MAC: Mines and Communities

Anglo Chief Hits Raw Nerve With South Africa Comments

Published by MAC on 2004-09-13


Anglo Chief Hits Raw Nerve with South Africa Comments

By John Reed, Financial Times

September 13 2004

Anglo American, like other big companies that have expanded beyond South Africa, likes to stress its loyalty to its roots. "You've got to love this place - we do," the London-listed global resources group declares in an advertising slogan it uses in its largest country of operation.

But in a sharply worded attack on Anglo American and Tony Trahar, its chief executive, Thabo Mbeki on Friday claimed the opposite. The South African president accused Mr Trahar of "bad-mouthing" his country in comments the chief executive made in an interview with the FT. "It has been difficult to understand why important business people would continue to hold and communicate negative views about our country," Mr Mbeki said.

The polemic, published on the website of the ruling African National Congress, accused Anglo and other internationally oriented companies of sitting on "unusually high cash or liquid reserves" rather than investing in South Africa.

"Is [Anglo] now saying that democratic South Africa presents the business world and our country with higher political risk that did apartheid South Africa?" he asked.

The contretemps high lights the delicate relationship between South Africa's black-led government and its white-dominated big companies 10 years after the end of apartheid. It also underscores the global expansion of the country's biggest companies.

Some have moved their primary listings abroad, which has been viewed as triumphant or treacherous by South Africans of different political persuasions.

Tony Leon, leader of the Democratic Alliance, a conservative opposition party, on Saturday called President Mbeki's scolding of the mining group "angry, intemperate and resentful". But a spokesman for the South African Communist party (SACP) was quoted in South Africa's Sunday Independent yesterday saying that the state "should discipline private capital".

Anglo was quick to say that it remained committed to South Africa and had "full confidence in the country's political leadership."

In a statement on Friday, the company said it had no uninvested surplus cash balances, and had reinvested in South Africa over R100bn since 1999, when it shifted its primary listing to London. "We look forward to meeting with the government to confirm our shared understanding of these issues," Anglo American said.

President Mbeki's attack came in response to remarks by Mr Trahar in an FT article published last week. "I think the South African political risk issue is starting to diminish - although I am not saying it has gone," he said, commenting on Anglo's commitment to its large Johannesburg office.

How South Africa is perceived abroad remains a highly sensitive and racially fraught topic. "There's a belief in the black elite that white people have two different stories about South Africa - one for foreigners and one for their local counterparts," said Reg Rumney of BusinessMap Foundation, a Johannesburg think-tank.

Anglo has weathered political storms since the apartheid era.
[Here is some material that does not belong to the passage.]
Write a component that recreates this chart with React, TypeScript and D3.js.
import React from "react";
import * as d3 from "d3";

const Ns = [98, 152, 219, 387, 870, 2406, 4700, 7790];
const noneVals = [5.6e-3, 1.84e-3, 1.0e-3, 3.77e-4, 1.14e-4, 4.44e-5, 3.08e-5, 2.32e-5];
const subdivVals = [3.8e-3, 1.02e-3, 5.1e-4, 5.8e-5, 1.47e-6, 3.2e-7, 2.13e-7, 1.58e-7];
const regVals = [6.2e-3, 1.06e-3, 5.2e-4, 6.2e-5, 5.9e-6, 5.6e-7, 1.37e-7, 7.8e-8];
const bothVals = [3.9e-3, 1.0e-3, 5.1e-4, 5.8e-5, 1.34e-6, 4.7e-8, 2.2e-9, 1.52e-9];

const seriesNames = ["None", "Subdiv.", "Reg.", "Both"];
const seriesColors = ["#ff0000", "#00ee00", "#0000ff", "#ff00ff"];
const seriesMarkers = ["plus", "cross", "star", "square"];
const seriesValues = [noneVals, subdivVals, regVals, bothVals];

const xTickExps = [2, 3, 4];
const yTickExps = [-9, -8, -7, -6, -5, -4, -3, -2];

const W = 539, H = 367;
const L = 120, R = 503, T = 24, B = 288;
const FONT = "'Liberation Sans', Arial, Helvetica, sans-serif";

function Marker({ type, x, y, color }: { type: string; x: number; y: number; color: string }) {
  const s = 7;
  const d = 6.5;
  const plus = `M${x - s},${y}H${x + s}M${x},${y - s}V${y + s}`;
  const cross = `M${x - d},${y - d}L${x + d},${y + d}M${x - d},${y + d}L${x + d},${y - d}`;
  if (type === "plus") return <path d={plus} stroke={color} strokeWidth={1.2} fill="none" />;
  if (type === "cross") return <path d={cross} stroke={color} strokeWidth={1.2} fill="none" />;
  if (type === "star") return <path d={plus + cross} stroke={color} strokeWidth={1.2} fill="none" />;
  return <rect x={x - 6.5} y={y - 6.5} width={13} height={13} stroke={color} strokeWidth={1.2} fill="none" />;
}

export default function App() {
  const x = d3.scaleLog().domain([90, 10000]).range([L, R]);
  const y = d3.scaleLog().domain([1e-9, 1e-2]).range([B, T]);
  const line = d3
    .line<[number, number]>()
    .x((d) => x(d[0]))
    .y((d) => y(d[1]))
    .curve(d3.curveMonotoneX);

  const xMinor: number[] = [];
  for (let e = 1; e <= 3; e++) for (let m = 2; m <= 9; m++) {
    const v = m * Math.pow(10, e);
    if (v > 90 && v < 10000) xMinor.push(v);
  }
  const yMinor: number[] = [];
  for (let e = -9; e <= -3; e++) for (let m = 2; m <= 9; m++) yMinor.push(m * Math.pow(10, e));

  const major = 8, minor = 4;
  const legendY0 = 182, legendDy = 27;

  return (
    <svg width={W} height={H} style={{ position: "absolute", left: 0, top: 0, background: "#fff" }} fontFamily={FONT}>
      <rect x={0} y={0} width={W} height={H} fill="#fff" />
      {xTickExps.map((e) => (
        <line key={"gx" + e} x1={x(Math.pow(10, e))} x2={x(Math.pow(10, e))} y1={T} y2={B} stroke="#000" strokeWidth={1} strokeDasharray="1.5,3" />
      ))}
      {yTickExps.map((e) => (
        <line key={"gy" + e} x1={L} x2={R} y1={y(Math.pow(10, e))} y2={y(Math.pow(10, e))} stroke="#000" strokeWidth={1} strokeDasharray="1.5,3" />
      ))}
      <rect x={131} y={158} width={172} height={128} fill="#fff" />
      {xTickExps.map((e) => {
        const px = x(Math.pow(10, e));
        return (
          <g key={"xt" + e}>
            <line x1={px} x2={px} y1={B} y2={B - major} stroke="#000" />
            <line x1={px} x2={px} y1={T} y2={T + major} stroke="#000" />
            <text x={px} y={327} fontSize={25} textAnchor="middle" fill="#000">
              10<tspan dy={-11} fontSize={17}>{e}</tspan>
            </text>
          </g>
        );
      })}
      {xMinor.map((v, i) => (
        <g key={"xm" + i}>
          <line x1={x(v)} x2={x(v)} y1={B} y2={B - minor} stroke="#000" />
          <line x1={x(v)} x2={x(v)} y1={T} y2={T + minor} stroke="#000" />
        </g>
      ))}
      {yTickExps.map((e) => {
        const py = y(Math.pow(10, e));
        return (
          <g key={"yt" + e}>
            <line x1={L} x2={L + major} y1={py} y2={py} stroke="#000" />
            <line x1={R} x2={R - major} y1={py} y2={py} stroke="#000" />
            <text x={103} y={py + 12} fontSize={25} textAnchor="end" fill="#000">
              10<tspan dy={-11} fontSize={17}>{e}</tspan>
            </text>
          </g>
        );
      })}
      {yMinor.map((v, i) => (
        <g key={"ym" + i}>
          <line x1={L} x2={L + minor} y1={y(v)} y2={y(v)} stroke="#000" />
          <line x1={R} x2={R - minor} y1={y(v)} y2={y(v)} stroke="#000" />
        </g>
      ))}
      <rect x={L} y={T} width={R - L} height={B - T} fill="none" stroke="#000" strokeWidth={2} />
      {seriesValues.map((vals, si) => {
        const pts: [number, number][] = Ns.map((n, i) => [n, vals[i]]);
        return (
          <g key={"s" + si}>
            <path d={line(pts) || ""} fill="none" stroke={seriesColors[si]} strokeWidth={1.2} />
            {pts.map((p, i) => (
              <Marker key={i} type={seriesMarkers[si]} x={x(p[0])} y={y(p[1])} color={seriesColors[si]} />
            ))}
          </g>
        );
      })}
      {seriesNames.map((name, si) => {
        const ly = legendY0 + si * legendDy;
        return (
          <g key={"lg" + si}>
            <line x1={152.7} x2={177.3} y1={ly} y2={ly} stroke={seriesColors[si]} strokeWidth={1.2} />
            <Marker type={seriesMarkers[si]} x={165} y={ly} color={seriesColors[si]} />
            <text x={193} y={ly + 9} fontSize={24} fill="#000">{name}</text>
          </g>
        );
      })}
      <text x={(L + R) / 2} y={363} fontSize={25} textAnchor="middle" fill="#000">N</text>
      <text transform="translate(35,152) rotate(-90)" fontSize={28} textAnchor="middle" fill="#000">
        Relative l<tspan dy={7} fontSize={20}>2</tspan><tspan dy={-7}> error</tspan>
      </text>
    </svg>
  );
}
With the lifting of sanctions and South Africa's opening to world markets, the company shed non-core units and expanded abroad, moving its primary listing to London in 1999 in search of cheaper capital.

Today it has business on five continents, and gets less than 30 per cent of its earnings from South Africa. Other companies that have joined Anglo in expanding aggressively abroad range from SABMiller, the brewing group, to Old Mutual and Investec, financial groups.

Globalisation also prompted new economic reckoning in the traditionally leftist ANC. When the party took power a decade ago, tough economic realities required it to court business and drop some cherished policies, including nationalisation of key assets. Now in its third term, it has had to balance economic uplifting of its mostly poor and black supporters with market-friendly policies.

But big business remains unpopular with many in the ruling camp. Foreign direct investment has reached barely half a percentage point of GDP per year since the end of apartheid. In pursuing ambitious economic targets in his second and final term, the president has not hesitated to hit back at perceived critics.